Try explaining to a nonnative English speaker why calling someone a wise guy isn’t flattering. It’s not easy. That’s why Christopher Manning, an assistant professor of computer science and linguistics at Stanford University, is turning to the Web to help people master English’s strange sayings and seemingly arbitrary rules.
Manning is surfing the Web for examples of the language as it’s used in everyday life. “A grammar book doesn’t show how people actually use language,” he says. “Real usage is reflected in what people say and write.” So Manning is continually scanning online newspapers, literature, chat groups?even real estate listings?to build statistical models of English usage. The models will help course developers create accurate and useful instruction guides, courseware and related materials, Manning says. “By taking the emphasis off the rules and placing it on how people really speak, it will show students the real world rather than a perfect world.”

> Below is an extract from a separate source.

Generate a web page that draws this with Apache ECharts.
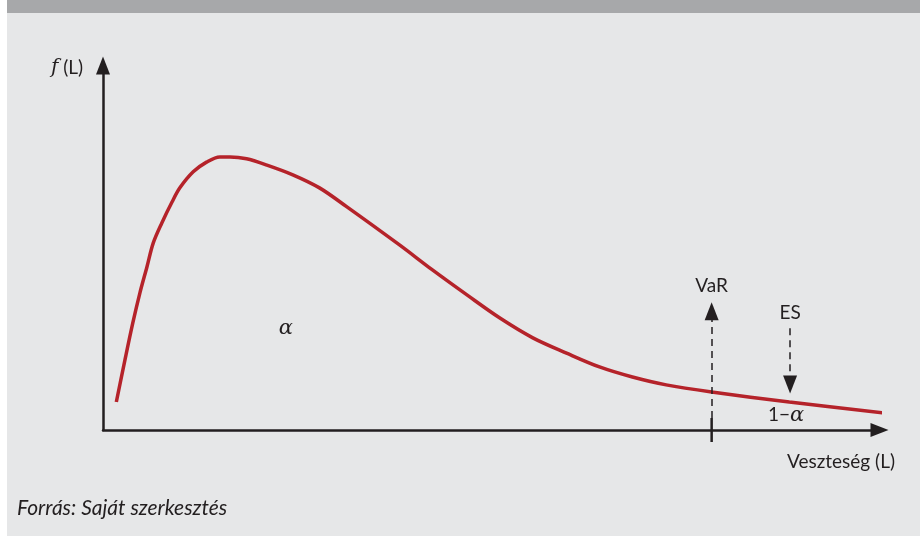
<!DOCTYPE html>
<html>
<head>
<meta charset="utf-8">
<script src="https://cdn.jsdelivr.net/npm/echarts@6/dist/echarts.min.js"></script>
<style>
  html, body { margin: 0; padding: 0; background: #ffffff; }
  #main { width: 920px; height: 536px; }
</style>
</head>
<body>
<div id="main"></div>
<script>
// loss density curve (arbitrary units)
var lossX = [1.7, 2.8, 3.8, 4.7, 5.6, 6.4, 7.5, 8.8, 9.8, 11.5, 13.2, 14.9, 16.2, 18.3, 20.9, 24.2, 27.6, 31.1,
             37.8, 42.0, 46.4, 50.6, 54.8, 59.1, 63.3, 67.5, 71.8, 77.6, 87.5, 99.4];
var density = [7.5, 18.8, 28.7, 36.7, 43.7, 50.1, 55.5, 61.1, 64.9, 69.2, 71.8, 73.2, 73.2, 72.7, 71.0, 68.4, 64.9, 59.8,
               49.6, 42.9, 36.2, 30.0, 24.7, 20.6, 16.9, 14.2, 12.1, 10.2, 7.5, 4.6];

// annotation positions
var varX = 77.6;
var esX = 87.6;
var varArrow = [3.2, 31.8];   // dashed line from -> to (arrow up)
var esArrow = [27.3, 12.2];   // dashed line from -> to (arrow down)
var tickHalf = 12;            // px, VaR tick on the loss axis
var labels = [
  { text: 'VaR', x: 77.6, y: 38.6 },
  { text: 'ES', x: 87.6, y: 31.4 },
  { text: '1\u2212{a|\u03b1}', x: 87.1, y: 4.0 },
  { text: '{a|\u03b1}', x: 23.3, y: 27.3 }
];

var chart = echarts.init(document.getElementById('main'));
var axisColor = '#231f20';
var textFont = 'Lato, "Open Sans", sans-serif';
var rich = { a: { fontFamily: '"DejaVu Serif", serif', fontStyle: 'italic', fontSize: 21, color: axisColor } };

var curve = lossX.map(function (x, i) { return [x, density[i]]; });

var option = {
  backgroundColor: '#ffffff',
  animation: false,
  graphic: [
    { type: 'rect', z: -10, shape: { x: 7, y: 0, width: 913, height: 536 }, style: { fill: '#e6e7e8' } },
    { type: 'rect', z: -9, shape: { x: 7, y: 0, width: 913, height: 13 }, style: { fill: '#a7a8aa' } },
    {
      type: 'text', x: 51, y: 68,
      style: {
        text: '{f|f} (L)', fill: axisColor, font: '19px ' + textFont, verticalAlign: 'middle',
        rich: { f: { fontFamily: '"DejaVu Serif", serif', fontStyle: 'italic', fontSize: 20, fill: axisColor } }
      }
    },
    {
      type: 'text', x: 895, y: 462,
      style: { text: 'Veszteség (L)', fill: axisColor, font: '19px ' + textFont, align: 'right', verticalAlign: 'middle' }
    },
    {
      type: 'text', x: 17, y: 508,
      style: { text: 'Forrás: Saját szerkesztés', fill: axisColor, font: 'italic 21px ' + textFont, verticalAlign: 'middle' }
    }
  ],
  grid: { left: 103, right: 40.5, top: 65.5, bottom: 106 },
  xAxis: {
    type: 'value', min: 0, max: 99,
    splitLine: { show: false }, axisTick: { show: false }, axisLabel: { show: false },
    axisLine: { show: true, onZero: false, symbol: ['none', 'triangle'], symbolSize: [14, 18],
      lineStyle: { color: axisColor, width: 2.5 } }
  },
  yAxis: {
    type: 'value', min: 0, max: 97.7,
    splitLine: { show: false }, axisTick: { show: false }, axisLabel: { show: false },
    axisLine: { show: true, onZero: false, symbol: ['none', 'triangle'], symbolSize: [14, 18],
      lineStyle: { color: axisColor, width: 2.5 } }
  },
  series: [
    {
      type: 'line',
      data: curve,
      smooth: 0.33,
      showSymbol: false,
      clip: false,
      lineStyle: { color: '#b5232a', width: 3.5 },
      markLine: {
        silent: true,
        animation: false,
        symbolSize: [14, 18],
        label: { show: false },
        lineStyle: { type: [7, 5], color: axisColor, width: 1.5 },
        data: [
          [
            { coord: [varX, varArrow[0]], symbol: 'none' },
            { coord: [varX, varArrow[1]], symbol: 'triangle' }
          ],
          [
            { coord: [esX, esArrow[0]], symbol: 'none' },
            { coord: [esX, esArrow[1]], symbol: 'triangle' }
          ]
        ]
      },
      markPoint: {
        silent: true,
        symbol: 'circle',
        symbolSize: 0,
        data: labels.map(function (l) {
          return {
            coord: [l.x, l.y],
            label: {
              show: true, position: 'inside', formatter: l.text,
              color: axisColor, fontSize: 19, fontFamily: textFont, rich: rich
            }
          };
        })
      }
    }
  ]
};
chart.setOption(option);

// VaR tick crossing the loss axis, placed through the chart's own scale
var p = chart.convertToPixel({ gridIndex: 0 }, [varX, 0]);
chart.setOption({
  graphic: [{
    type: 'line', id: 'varTick',
    shape: { x1: p[0], y1: p[1] - tickHalf, x2: p[0], y2: p[1] + tickHalf },
    style: { stroke: axisColor, lineWidth: 2.5 }
  }]
});
</script>
</body>
</html>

Manning’s research could also prove useful to speech recognition software developers. As businesses expect speech systems to handle increasingly complex transactions, accuracy is becoming more critical. “You can’t just settle for a 60 percent probability that the user said, ’Buy 100 shares,’ rather than ’Sell 100 shares,’” says Manning. He claims that speech systems based on probability models of real-life sentence structures would provide faster and more accurate recognition.
Improved data-mining technology could be another offshoot of Manning’s research. Statistical models would help computers extract the key information that’s tucked inside cryptic real estate ads or court decisions. “People don’t speak or write like a real estate ad,” Manning says. “The models would help machines to better understand the specific jargon.”